[Stored data]
+++

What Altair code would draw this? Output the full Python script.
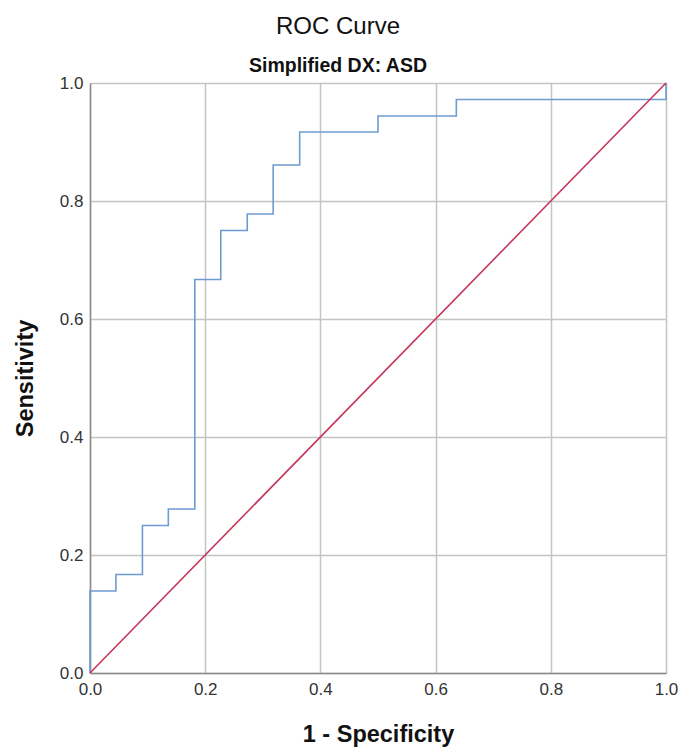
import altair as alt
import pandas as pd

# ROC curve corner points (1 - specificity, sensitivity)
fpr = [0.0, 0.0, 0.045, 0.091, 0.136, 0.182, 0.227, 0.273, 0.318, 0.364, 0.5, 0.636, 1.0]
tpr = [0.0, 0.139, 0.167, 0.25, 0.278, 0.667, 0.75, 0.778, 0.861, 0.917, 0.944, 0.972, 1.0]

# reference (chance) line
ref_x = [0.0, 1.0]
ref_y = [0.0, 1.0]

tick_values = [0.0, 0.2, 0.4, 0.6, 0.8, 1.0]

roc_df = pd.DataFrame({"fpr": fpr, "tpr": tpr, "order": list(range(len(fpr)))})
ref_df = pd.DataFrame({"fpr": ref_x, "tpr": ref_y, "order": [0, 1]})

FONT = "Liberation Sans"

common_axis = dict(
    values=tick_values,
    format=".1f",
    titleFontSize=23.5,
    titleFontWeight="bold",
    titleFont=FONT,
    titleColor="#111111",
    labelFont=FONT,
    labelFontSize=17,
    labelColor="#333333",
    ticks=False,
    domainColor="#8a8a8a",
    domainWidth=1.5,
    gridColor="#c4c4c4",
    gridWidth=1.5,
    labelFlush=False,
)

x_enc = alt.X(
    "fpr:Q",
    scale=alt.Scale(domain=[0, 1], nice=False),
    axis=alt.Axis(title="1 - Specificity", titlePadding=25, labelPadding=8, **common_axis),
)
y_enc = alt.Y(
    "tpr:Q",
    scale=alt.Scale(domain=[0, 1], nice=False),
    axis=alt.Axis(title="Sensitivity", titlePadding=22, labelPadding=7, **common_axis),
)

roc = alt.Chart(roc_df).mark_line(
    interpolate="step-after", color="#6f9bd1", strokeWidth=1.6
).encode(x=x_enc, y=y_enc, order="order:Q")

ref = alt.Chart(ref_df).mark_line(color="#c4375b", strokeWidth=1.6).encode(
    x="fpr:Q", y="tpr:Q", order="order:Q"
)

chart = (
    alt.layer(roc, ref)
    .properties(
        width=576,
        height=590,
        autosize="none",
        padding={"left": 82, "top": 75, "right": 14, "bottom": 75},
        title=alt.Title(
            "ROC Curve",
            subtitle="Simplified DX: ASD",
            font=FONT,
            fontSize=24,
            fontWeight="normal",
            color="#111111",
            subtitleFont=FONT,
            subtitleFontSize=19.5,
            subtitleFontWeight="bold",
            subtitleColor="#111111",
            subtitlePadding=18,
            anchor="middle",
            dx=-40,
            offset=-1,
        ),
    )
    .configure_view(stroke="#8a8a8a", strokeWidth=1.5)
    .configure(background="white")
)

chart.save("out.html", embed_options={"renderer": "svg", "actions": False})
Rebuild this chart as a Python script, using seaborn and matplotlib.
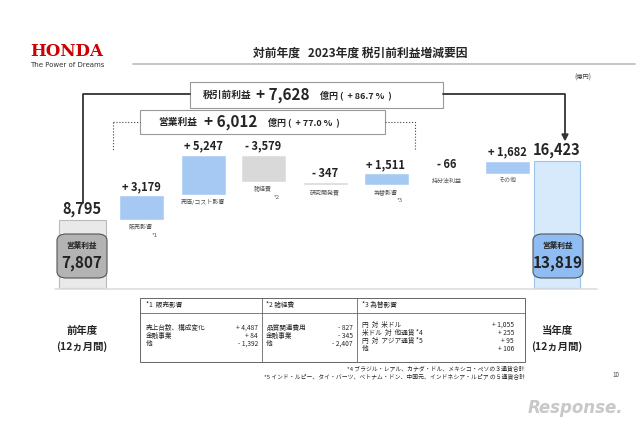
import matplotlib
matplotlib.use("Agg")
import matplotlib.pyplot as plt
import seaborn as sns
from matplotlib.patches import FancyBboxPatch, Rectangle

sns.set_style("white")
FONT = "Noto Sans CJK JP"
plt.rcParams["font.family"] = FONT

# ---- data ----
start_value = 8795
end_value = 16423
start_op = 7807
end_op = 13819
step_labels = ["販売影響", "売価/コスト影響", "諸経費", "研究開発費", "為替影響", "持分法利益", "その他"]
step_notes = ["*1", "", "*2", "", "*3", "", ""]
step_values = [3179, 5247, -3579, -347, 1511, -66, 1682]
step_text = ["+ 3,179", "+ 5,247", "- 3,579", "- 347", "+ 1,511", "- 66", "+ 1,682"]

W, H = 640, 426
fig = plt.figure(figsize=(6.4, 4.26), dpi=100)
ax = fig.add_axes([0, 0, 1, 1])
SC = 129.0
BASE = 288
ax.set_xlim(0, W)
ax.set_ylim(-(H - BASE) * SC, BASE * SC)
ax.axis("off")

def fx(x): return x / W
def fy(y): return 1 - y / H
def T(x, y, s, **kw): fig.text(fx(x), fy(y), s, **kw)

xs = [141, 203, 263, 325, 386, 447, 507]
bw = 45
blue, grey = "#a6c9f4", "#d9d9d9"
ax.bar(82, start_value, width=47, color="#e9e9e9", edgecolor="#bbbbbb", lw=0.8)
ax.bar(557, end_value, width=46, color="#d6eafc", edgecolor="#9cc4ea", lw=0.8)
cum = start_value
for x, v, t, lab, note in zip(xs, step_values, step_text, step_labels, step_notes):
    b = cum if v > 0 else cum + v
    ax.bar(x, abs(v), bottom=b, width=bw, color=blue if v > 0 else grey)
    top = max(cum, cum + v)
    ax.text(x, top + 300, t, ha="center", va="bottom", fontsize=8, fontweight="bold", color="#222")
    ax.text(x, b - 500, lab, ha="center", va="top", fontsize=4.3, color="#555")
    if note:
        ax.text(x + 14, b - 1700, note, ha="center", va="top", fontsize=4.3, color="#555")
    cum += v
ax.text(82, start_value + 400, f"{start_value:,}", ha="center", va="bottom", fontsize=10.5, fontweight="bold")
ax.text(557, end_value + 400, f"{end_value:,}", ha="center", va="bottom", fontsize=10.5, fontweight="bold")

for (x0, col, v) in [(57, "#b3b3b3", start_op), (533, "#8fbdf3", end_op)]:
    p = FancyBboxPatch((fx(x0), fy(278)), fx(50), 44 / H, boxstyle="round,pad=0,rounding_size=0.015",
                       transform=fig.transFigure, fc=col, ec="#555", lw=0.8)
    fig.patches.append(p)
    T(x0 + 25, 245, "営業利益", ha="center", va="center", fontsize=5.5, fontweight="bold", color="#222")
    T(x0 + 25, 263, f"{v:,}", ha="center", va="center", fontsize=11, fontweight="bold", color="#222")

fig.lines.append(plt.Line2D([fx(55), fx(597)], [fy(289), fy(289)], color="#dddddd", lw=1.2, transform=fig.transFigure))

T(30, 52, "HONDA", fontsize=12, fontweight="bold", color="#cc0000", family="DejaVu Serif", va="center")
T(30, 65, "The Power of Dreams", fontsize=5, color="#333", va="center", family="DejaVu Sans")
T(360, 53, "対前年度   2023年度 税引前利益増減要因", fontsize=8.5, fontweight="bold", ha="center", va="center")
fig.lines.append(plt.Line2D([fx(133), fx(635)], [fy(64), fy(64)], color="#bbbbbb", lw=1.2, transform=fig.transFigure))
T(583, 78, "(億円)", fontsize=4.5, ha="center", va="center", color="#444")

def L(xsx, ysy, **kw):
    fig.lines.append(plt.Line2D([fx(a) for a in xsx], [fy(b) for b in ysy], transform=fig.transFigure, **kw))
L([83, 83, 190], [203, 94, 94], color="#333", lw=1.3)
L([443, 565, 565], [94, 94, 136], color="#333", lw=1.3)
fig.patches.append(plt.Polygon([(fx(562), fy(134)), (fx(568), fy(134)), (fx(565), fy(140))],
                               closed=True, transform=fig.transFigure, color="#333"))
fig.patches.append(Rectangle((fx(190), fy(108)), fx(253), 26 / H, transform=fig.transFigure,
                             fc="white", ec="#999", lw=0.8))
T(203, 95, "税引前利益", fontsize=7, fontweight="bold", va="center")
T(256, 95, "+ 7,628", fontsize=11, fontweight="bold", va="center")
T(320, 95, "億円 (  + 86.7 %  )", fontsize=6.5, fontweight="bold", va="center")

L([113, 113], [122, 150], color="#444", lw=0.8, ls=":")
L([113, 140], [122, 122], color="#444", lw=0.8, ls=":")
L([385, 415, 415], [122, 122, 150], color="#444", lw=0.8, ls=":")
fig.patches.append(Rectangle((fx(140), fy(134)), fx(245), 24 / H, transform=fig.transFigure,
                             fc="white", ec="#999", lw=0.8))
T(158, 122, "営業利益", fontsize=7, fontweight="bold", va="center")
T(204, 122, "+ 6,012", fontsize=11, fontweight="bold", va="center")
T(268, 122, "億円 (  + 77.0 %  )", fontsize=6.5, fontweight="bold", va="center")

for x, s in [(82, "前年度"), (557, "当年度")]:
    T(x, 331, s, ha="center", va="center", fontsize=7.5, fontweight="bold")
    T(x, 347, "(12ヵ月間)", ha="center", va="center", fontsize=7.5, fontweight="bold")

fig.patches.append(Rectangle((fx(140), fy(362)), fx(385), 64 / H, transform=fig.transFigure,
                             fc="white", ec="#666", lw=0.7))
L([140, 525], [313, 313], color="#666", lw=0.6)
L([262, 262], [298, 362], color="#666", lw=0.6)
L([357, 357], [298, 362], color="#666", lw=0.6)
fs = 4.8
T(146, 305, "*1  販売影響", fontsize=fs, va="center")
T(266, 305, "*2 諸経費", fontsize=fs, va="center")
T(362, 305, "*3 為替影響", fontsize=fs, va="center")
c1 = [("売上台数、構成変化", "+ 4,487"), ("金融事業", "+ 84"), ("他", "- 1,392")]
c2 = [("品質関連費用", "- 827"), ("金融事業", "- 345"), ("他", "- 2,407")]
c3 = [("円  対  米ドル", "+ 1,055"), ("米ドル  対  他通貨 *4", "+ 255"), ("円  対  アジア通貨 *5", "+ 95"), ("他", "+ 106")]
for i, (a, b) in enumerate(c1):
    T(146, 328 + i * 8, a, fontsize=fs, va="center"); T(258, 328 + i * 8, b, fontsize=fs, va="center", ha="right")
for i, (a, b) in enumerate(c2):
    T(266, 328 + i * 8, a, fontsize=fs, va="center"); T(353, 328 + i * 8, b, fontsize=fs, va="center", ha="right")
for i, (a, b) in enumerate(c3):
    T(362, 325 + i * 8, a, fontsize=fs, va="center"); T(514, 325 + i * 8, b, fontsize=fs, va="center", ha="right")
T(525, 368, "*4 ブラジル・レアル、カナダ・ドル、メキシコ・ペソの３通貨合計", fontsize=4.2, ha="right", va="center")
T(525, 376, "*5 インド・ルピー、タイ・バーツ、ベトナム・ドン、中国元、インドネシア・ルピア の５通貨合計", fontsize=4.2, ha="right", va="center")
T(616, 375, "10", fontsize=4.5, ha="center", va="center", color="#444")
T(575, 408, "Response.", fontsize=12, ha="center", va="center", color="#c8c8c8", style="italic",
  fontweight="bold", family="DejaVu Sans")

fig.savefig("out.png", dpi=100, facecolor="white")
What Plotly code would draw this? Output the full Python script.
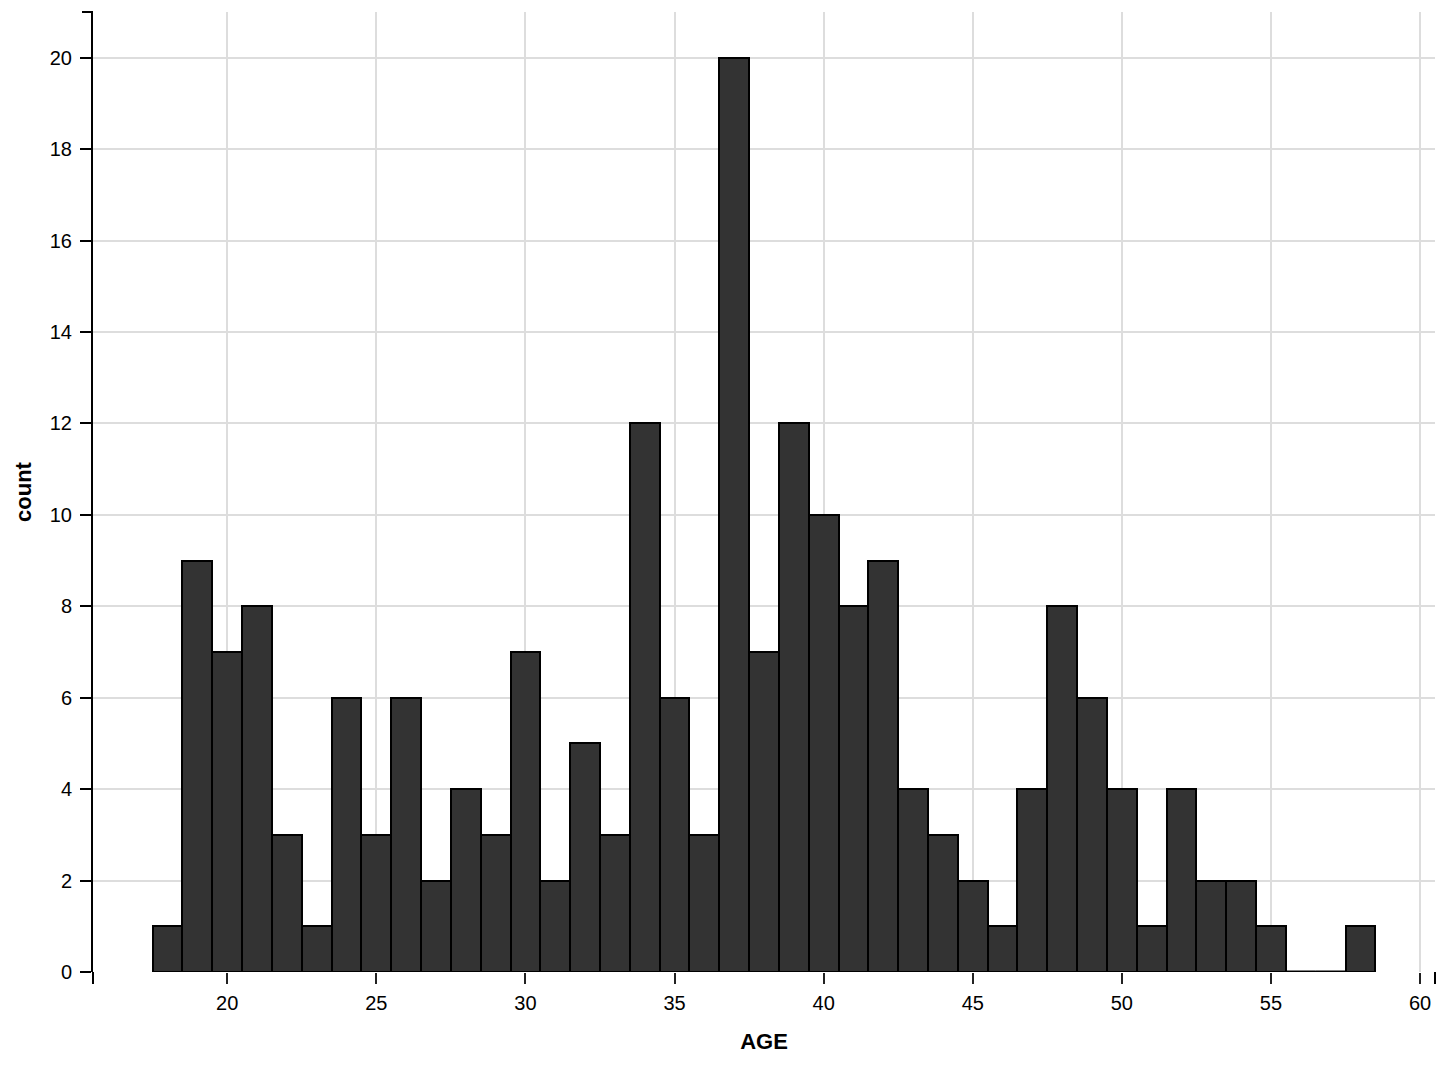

+++

Search the entries for the word "draw" and copy every line that has it.

- **Completed exercise**:
What Altair code would draw this? Output the full Python script.
What Plotly code would draw this? Output the full Python script.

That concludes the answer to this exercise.